По выражению ведийских текстов, Вишну, и это имя нам с вами уже хорошо известно, воплощаясь, уподобляется актеру, как я вам сказал. Актеру, который меняет костюм, одевает маску, играет разные роли. Так что вот эти аватары, аватары, т. е. разные воплощения верховного божества в индуизме, они оказываются ни чем иным, как сменой декорации, и больше ничего. При этом мы в индуизме видим и такие факты, что Вишну, например, воплощается очень много раз, и имеет достаточно много аватар. Например последняя аватара, последнее воплощение Вишну, двадцатое, под именем Кришна, имеет в то же время и все предыдущие аватары, ну например, девятнадцатую аватару, бога Раму. Вот этот Кришна и Рама – это своего рода только аватары, совместно сосуществующие, более того, соперничающие между собой. В то же время, оказывается, мы замечаем, что эти аватары имеют последовательность и сосуществования не только во времени, когда они одновременно существуют друг с другом, но любопытно другое, что они как бы непрерывно нисходят, начиная от высших до низших. Т. е. эти аватары–божества в индуизме, например, начинают с Кришны, 20–е воплощение Вишну, и доходят, например, до вепря, до рыбы, – все это есть воплощения Вишну. Вот отсюда профессор нашей Академии дореволюционной Введенский писал: «Ясно что такое учение о боговоплощении по существу не имеет нечего общего с христианским учением о воплощении Бога–Слова».
А что же говорит христианство по этому вопросу? Я думаю, что здесь надо расставить точки над и. Каково христианское учение? Если мы обратимся к Евангелиям, то здесь мы увидим просто констатацию факта и больше ничего. Бог–Слово, с которого начинается Евангелие от Иоанна, Он – Логос, мы за тем видим, что Он есть такой же истинный человек, и в течении всей своей жизни Он одинаково являет себя – и как Бога и как Человека. Вот этот вот факт, я бы сказал, является одним из трудно воспринимаемых.
Попытки последующего истолкования этого факта приводили к самым разным, иногда печальным, последствиям. Трудно было понять, как Он может быть и Богом и Человеком одновременно, при чем каким Человеком? Истинным, настоящим, настоящим Человеком, не кажущимся, а настоящим. Вот в чем была проблема. Кстати это уже первая и важная характеристика, которая прямо показывает отличие христианства от язычества, что здесь Богочеловек был истинным настоящим Человеком, ничего не теряя в своем Божестве. И вы по истории Церкви знаете, какими были попытки объяснения этого удивительного и непонятного, ну с точки зрения науки, сказали бы – нетривиального совершенно, факта в истории человечества.

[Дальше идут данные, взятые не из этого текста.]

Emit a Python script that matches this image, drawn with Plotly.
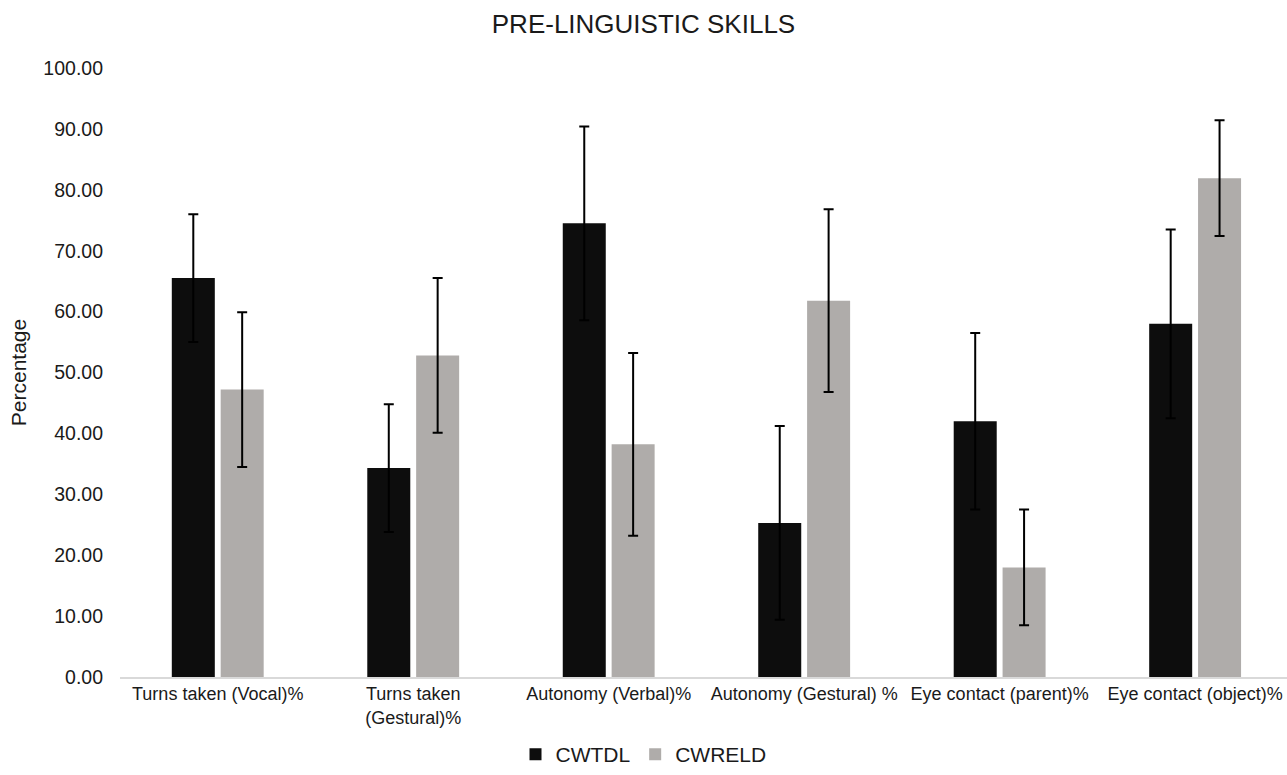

Как понять? И вот мы видим крайнее суждение. Одно из них несторианское, которое рассматривает вопрос следующим образом, что Бог–Слово вселяется в человека Иисуса, т. е. пребывает в этом в человеке. Кажется здесь сохраняются основные характеристики факта: Бог? – Да. Человек настоящий? – Да. Интересно, христианская Церковь решительно не приняла этого.
Вы помните историю третьего Вселенского собора и дискуссии, которые были связаны с ним. Не приняла этого, осудила это как ересь. При этом вы помните, что в качестве, как всегда это бывает, крайнего противоположного мнения возникает монофизитство, которым фактически утверждается… Тут очень много, друзья мои, есть нюансов, но если взять монофизитство как что‑то уже конкретное и в наиболее ярко выраженной форме, то предполагается фактическое снижение человеческой природы до такой степени, когда она поглощается Божеством. Это очень соответствовало языческим воззрениям. Если Божество прикоснется к человечеству, это кажется естественно соответствует нашему сознанию, то оно, человечество, должно фактически исчезнуть. Вот это монофизитство, которое затем, как вы помните, привело к монофелитству, т. е. к единоволию, как и здесь, единоприродность. Опять‑таки Церковью были отвергнуты.
Вы обратите внимание, что и та и другая теория были логичны и очень правильны в своей, я бы сказал, мысли, с точки зрения чистой логики. Не противоречило, это кажется факту Богочеловечества, и в то же время устраивало человеческую мысль и несторианская точка зрения и монофизитская. Кажется все было решено. Нет. Это не соответствовало тому образу Иисуса Христа, который мы находим в Евангелии. Невозможно увидеть там, чтобы Бог–Слово жил в человеке Иисусе. Всегда он от своего лица говорит, Иисус Христос, говорит как о своей человечности: «Отец более меня есть», так и о своем божестве: «Я и Отец – одно есть, и видевший Меня, видел Отца». Т. е. здесь какое‑то совсем другое единение. Никакого, в то же время, умаления человеческой природы мы не видим. Какое умаление? Какое поглощение, когда Он страдает на самом деле?